Finding a website with a clear enough structure for the purpose of this project actually took some effort, but it was worth it because the site I eventually found turned out to be surprisingly scraping-friendly. The landing page contains what essentially is a heading of the project as well as all 20 architectural attractions with photographs and brief descriptions. Scraping this page was quite straightforward in terms of CSS selectors in the sense that the project heading responded to <h1> and names of the landmarks to <h2>. This allowed me to create an array of landmark instances and print out a numbered list of the landmarks upon the launch of the application, right in the beginning of the CLI logic. For this purpose I created two classes under the Landmarks module – Landmark and Scraper, with strict adherence to the single responsibility principle, so that the Scraper class was only responsible for scraping the data and the Landmark class was in turn responsible for producing its instances with attributes made out of the scraped data.
All scraping based OO applications may have a common denominator in the sense that we only need one instance of a Scraper class. I am not sure whether more than one instance of such a class is actually going to break the application, but it is redundant, contradicts the DRY principle, and therefore, to my understanding, should be avoided. Since the Scraper class must provide the data to the Landmark class to be assigned to its instances as properties, communication between these two classes is necessary. On the other hand, the CLI also needs something from the Scraper to be able to firstly launch the initialization of all the Landmarks instances via scraping and secondly produce the numbered list of the landmarks. To ensure the integrity of the CLI – Landmark – Scraper chain without any unnecessary action between the CLI and the Scraper, I assigned the only instance of the Scraper to a class variable of the Landmark class and made it its property via a class reader method. Then in the CLI I assigned this Scraper property to a variable and subsequently called all the instance methods of the Scraper on this variable. I don’t know how conventional or rational this kind of design is, but this way the CLI doesn’t actually have to be aware of the Scraper class as such and instead it just deals with a property of the Landmark class assigned to a variable.
After welcoming the user and displaying the numbered list of the landmarks, the CLI logic launches the #start method and prompts the user to enter the number of the landmark they want to know more about. If the user enters an invalid number, i.e. other than 1 to 20, instead of terminating itself, the application prompts the user to re-enter a valid number using a simple if-conditional. Upon entering a valid number of a landmark, the application displays its detailed description (which in terms of scraping responded to just a <p>) and offers the user to check the availability of directions, contact information and business hours.

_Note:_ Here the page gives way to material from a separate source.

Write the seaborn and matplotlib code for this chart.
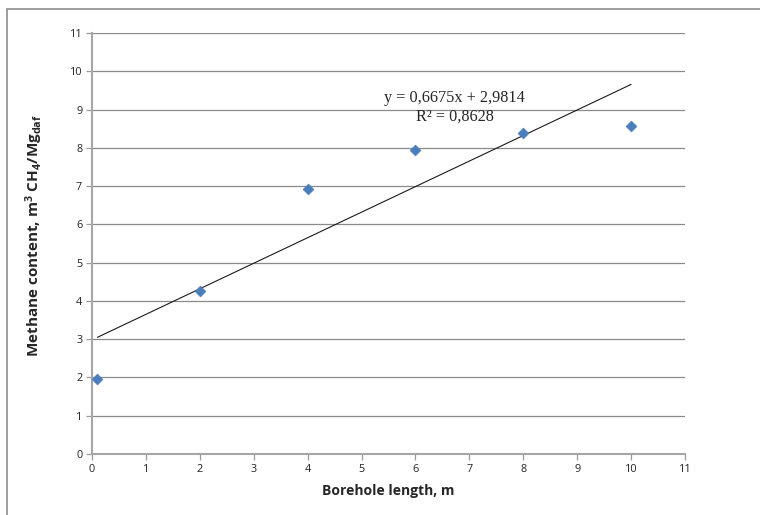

Scraping this data also only required the use of just one CSS selector. The user is offered an opportunity to exit the application twice – after familiarization with the description of the landmark and after checking its other information. At those exactly same points the user is asked whether or not they’d like to know more about another landmark. Upon exiting, the application thanks the user for their interest and welcomes them again the future.
There are a couple of things I’ve encountered writing this application that may be worth sharing. Firstly, when iterating through the array of instances of the Landmark class with the intention of printing out a numbered list using the each.with_index method, the application kept displaying the numbered list in an absolutely wrong format with extra new lines and names above the index numbers instead of next to them. The reason turned out to be that not all the elements of the instance array were typed in the same format – some of them contained “\r\n” before and after and some didn’t. I am not sure why, but .strip didn’t seem to be able to solve the problem, and eventually I ended up calling an explicit substitution .gsub(“\r\n”, “”) on the instances that contained these extra “\r\n” via an if-conditional.
Another maybe less significant, but still kind of strange thing was that, when running the application, the CLI ignored the “\n” expression and didn’t print an empty line, but “\n\n” produced two empty lines which wasn’t the intention. To print just one empty line, I ended up using “\t\n”.
All in all I must say that the experience of making this first application more of less from the scratch has given me a kind of an idea about the sense of satisfaction and fulfillment programmers must feel when their creations are up and running and serving a purpose in the real world – the experience in fact so inspiring that I can’t wait to be in the position of being able to writing more complex and useful applications.